EXERCISE PROMPT: Repeat every line of the data exactly, but not the pictures.
********************
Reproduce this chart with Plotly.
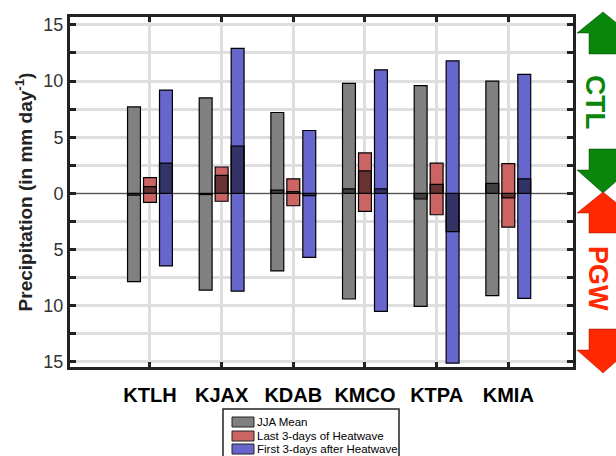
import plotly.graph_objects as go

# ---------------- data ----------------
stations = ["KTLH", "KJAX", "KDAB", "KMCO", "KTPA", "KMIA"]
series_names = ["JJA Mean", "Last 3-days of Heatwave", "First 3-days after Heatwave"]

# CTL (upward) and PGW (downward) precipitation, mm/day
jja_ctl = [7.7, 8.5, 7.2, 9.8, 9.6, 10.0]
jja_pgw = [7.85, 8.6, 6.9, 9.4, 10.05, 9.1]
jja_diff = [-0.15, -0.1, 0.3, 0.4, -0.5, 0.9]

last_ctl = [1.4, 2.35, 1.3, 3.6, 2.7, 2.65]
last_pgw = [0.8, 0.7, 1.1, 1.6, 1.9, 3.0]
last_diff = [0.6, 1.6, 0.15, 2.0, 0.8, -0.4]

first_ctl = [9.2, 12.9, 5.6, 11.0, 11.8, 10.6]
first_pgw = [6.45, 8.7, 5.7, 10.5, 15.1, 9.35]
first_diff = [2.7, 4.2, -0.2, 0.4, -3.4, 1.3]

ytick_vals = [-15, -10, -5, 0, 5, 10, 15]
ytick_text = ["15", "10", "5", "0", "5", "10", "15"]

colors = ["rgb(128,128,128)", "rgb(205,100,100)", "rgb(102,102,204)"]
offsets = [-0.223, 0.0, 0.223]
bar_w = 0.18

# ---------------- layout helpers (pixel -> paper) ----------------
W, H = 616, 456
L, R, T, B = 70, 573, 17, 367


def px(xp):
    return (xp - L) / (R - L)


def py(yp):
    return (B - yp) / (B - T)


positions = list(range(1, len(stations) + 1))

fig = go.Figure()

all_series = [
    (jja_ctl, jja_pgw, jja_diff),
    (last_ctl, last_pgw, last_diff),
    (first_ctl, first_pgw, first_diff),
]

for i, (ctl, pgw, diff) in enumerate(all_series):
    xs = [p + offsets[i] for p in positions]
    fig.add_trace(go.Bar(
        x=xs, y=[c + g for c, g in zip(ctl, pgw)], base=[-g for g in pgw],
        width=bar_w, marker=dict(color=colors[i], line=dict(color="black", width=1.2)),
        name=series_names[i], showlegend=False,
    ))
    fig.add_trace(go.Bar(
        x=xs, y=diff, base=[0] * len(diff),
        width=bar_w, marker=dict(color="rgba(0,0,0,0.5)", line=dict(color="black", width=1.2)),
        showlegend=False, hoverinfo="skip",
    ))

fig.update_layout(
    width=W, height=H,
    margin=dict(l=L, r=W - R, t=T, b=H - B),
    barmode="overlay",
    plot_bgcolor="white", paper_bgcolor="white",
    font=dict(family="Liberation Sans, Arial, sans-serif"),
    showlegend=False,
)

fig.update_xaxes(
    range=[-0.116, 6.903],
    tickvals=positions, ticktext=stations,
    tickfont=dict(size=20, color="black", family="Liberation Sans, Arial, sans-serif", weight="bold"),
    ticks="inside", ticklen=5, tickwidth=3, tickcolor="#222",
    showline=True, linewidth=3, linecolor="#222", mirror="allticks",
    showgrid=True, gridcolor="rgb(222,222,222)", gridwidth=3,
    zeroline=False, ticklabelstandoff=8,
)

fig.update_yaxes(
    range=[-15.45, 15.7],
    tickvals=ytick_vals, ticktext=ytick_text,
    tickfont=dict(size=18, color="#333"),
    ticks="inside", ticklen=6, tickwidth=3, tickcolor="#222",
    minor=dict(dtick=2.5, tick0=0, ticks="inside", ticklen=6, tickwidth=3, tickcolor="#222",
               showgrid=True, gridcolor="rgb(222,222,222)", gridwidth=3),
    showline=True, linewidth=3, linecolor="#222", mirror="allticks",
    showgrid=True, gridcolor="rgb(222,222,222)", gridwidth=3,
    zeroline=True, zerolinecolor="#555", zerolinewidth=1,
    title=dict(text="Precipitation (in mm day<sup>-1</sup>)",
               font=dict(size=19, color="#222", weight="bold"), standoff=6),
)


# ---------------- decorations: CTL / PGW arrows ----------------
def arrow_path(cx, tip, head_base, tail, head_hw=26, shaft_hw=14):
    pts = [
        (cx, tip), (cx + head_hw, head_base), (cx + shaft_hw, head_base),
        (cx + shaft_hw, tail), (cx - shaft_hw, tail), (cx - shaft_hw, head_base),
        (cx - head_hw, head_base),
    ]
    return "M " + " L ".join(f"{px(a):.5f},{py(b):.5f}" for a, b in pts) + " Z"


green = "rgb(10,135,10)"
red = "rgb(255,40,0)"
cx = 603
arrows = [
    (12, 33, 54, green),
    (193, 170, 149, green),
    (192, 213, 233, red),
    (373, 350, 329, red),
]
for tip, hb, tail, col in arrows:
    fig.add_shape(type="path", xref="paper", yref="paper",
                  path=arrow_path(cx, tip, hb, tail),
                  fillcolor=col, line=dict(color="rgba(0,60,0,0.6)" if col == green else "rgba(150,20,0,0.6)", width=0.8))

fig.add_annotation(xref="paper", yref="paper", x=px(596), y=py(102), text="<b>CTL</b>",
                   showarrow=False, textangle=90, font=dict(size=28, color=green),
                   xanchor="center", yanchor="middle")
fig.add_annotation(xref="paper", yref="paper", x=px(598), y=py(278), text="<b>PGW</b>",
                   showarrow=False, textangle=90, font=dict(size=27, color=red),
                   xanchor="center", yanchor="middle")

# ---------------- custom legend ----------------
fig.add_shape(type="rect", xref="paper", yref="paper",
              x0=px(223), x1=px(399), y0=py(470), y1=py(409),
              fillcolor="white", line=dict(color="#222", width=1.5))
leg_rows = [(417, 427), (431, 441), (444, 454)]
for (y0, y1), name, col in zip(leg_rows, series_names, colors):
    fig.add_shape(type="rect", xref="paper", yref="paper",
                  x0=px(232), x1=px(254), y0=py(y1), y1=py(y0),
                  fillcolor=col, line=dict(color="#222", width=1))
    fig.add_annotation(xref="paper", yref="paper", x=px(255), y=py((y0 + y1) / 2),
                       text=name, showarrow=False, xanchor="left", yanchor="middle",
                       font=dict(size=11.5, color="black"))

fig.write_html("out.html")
********************
EXERCISE RESPONSE:
Reproduce this chart with Plotly.
import plotly.graph_objects as go

# ---------------- data ----------------
stations = ["KTLH", "KJAX", "KDAB", "KMCO", "KTPA", "KMIA"]
series_names = ["JJA Mean", "Last 3-days of Heatwave", "First 3-days after Heatwave"]

# CTL (upward) and PGW (downward) precipitation, mm/day
jja_ctl = [7.7, 8.5, 7.2, 9.8, 9.6, 10.0]
jja_pgw = [7.85, 8.6, 6.9, 9.4, 10.05, 9.1]
jja_diff = [-0.15, -0.1, 0.3, 0.4, -0.5, 0.9]

last_ctl = [1.4, 2.35, 1.3, 3.6, 2.7, 2.65]
last_pgw = [0.8, 0.7, 1.1, 1.6, 1.9, 3.0]
last_diff = [0.6, 1.6, 0.15, 2.0, 0.8, -0.4]

first_ctl = [9.2, 12.9, 5.6, 11.0, 11.8, 10.6]
first_pgw = [6.45, 8.7, 5.7, 10.5, 15.1, 9.35]
first_diff = [2.7, 4.2, -0.2, 0.4, -3.4, 1.3]

ytick_vals = [-15, -10, -5, 0, 5, 10, 15]
ytick_text = ["15", "10", "5", "0", "5", "10", "15"]

colors = ["rgb(128,128,128)", "rgb(205,100,100)", "rgb(102,102,204)"]
offsets = [-0.223, 0.0, 0.223]
bar_w = 0.18

# ---------------- layout helpers (pixel -> paper) ----------------
W, H = 616, 456
L, R, T, B = 70, 573, 17, 367


def px(xp):
    return (xp - L) / (R - L)


def py(yp):
    return (B - yp) / (B - T)


positions = list(range(1, len(stations) + 1))

fig = go.Figure()

all_series = [
    (jja_ctl, jja_pgw, jja_diff),
    (last_ctl, last_pgw, last_diff),
    (first_ctl, first_pgw, first_diff),
]

for i, (ctl, pgw, diff) in enumerate(all_series):
    xs = [p + offsets[i] for p in positions]
    fig.add_trace(go.Bar(
        x=xs, y=[c + g for c, g in zip(ctl, pgw)], base=[-g for g in pgw],
        width=bar_w, marker=dict(color=colors[i], line=dict(color="black", width=1.2)),
        name=series_names[i], showlegend=False,
    ))
    fig.add_trace(go.Bar(
        x=xs, y=diff, base=[0] * len(diff),
        width=bar_w, marker=dict(color="rgba(0,0,0,0.5)", line=dict(color="black", width=1.2)),
        showlegend=False, hoverinfo="skip",
    ))

fig.update_layout(
    width=W, height=H,
    margin=dict(l=L, r=W - R, t=T, b=H - B),
    barmode="overlay",
    plot_bgcolor="white", paper_bgcolor="white",
    font=dict(family="Liberation Sans, Arial, sans-serif"),
    showlegend=False,
)

fig.update_xaxes(
    range=[-0.116, 6.903],
    tickvals=positions, ticktext=stations,
    tickfont=dict(size=20, color="black", family="Liberation Sans, Arial, sans-serif", weight="bold"),
    ticks="inside", ticklen=5, tickwidth=3, tickcolor="#222",
    showline=True, linewidth=3, linecolor="#222", mirror="allticks",
    showgrid=True, gridcolor="rgb(222,222,222)", gridwidth=3,
    zeroline=False, ticklabelstandoff=8,
)

fig.update_yaxes(
    range=[-15.45, 15.7],
    tickvals=ytick_vals, ticktext=ytick_text,
    tickfont=dict(size=18, color="#333"),
    ticks="inside", ticklen=6, tickwidth=3, tickcolor="#222",
    minor=dict(dtick=2.5, tick0=0, ticks="inside", ticklen=6, tickwidth=3, tickcolor="#222",
               showgrid=True, gridcolor="rgb(222,222,222)", gridwidth=3),
    showline=True, linewidth=3, linecolor="#222", mirror="allticks",
    showgrid=True, gridcolor="rgb(222,222,222)", gridwidth=3,
    zeroline=True, zerolinecolor="#555", zerolinewidth=1,
    title=dict(text="Precipitation (in mm day<sup>-1</sup>)",
               font=dict(size=19, color="#222", weight="bold"), standoff=6),
)


# ---------------- decorations: CTL / PGW arrows ----------------
def arrow_path(cx, tip, head_base, tail, head_hw=26, shaft_hw=14):
    pts = [
        (cx, tip), (cx + head_hw, head_base), (cx + shaft_hw, head_base),
        (cx + shaft_hw, tail), (cx - shaft_hw, tail), (cx - shaft_hw, head_base),
        (cx - head_hw, head_base),
    ]
    return "M " + " L ".join(f"{px(a):.5f},{py(b):.5f}" for a, b in pts) + " Z"


green = "rgb(10,135,10)"
red = "rgb(255,40,0)"
cx = 603
arrows = [
    (12, 33, 54, green),
    (193, 170, 149, green),
    (192, 213, 233, red),
    (373, 350, 329, red),
]
for tip, hb, tail, col in arrows:
    fig.add_shape(type="path", xref="paper", yref="paper",
                  path=arrow_path(cx, tip, hb, tail),
                  fillcolor=col, line=dict(color="rgba(0,60,0,0.6)" if col == green else "rgba(150,20,0,0.6)", width=0.8))

fig.add_annotation(xref="paper", yref="paper", x=px(596), y=py(102), text="<b>CTL</b>",
                   showarrow=False, textangle=90, font=dict(size=28, color=green),
                   xanchor="center", yanchor="middle")
fig.add_annotation(xref="paper", yref="paper", x=px(598), y=py(278), text="<b>PGW</b>",
                   showarrow=False, textangle=90, font=dict(size=27, color=red),
                   xanchor="center", yanchor="middle")

# ---------------- custom legend ----------------
fig.add_shape(type="rect", xref="paper", yref="paper",
              x0=px(223), x1=px(399), y0=py(470), y1=py(409),
              fillcolor="white", line=dict(color="#222", width=1.5))
leg_rows = [(417, 427), (431, 441), (444, 454)]
for (y0, y1), name, col in zip(leg_rows, series_names, colors):
    fig.add_shape(type="rect", xref="paper", yref="paper",
                  x0=px(232), x1=px(254), y0=py(y1), y1=py(y0),
                  fillcolor=col, line=dict(color="#222", width=1))
    fig.add_annotation(xref="paper", yref="paper", x=px(255), y=py((y0 + y1) / 2),
                       text=name, showarrow=False, xanchor="left", yanchor="middle",
                       font=dict(size=11.5, color="black"))

fig.write_html("out.html")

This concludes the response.